SoT: Cool, that's my favorite part of the album…the "In Death" sequences right?

Tomas: Yeah, exactly.

SoT: So what is the plan as far as touring goes? Are you going to tour for this album, or tour for the follow-up to Catch Thirty Three?

Tomas: We tour for three and a half weeks in Europe, and after that we go right back into the studio for the next album. Normally the way it has worked in the past, we want to get as far away from the studio as possible after making an album and get out and tour. Just doing it so differently this time around has inspired us to want to get back to writing, especially back to typical song structures. Now it feels almost freeing to thing that we can write five-minute songs again-wow! That should be no problem! (laughs) So that's kind of how we feel about it now, and then it all depends on how the writing goes, which will dictate how much if any more touring we will do. If we feel come August or September that we are a little stuck, then we will head out and tour some more, but it's not the way we are planning it now.

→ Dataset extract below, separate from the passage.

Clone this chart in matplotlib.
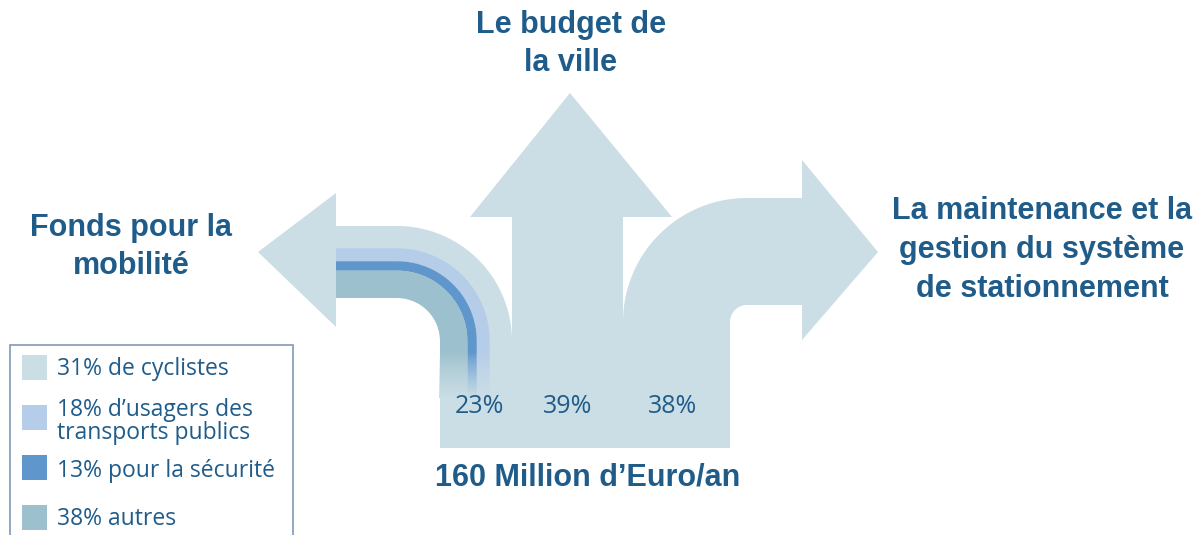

It's really hard to incorporate the album into the live set because we are not playing it in its entirety.



Destroy Erase Improve

SoT: You would almost be like doing a tour with no new songs so to speak, since you are only playing a snippet of the new one.

Tomas: Exactly. That's why we want to do it this way. We are aiming to have the next album out this time next year, which may be hoping for a bit much, but that's what we are aiming at.

SoT: So a US tour should be expected at that time?



Tomas Haake, Pete Pardo and Marten Hagstrom

Tomas: Yeah…we may still come this fall, but if not immediately after the next release, and with that album we will tour extensively. Then we will have a lot of new songs that we can incorporate in a better way into the live set. We'd also like to hit Japan, Australia, and South America as well.

SoT: We look forward to seeing you when you hit the states again!

Tomas: Sounds good, see you then man!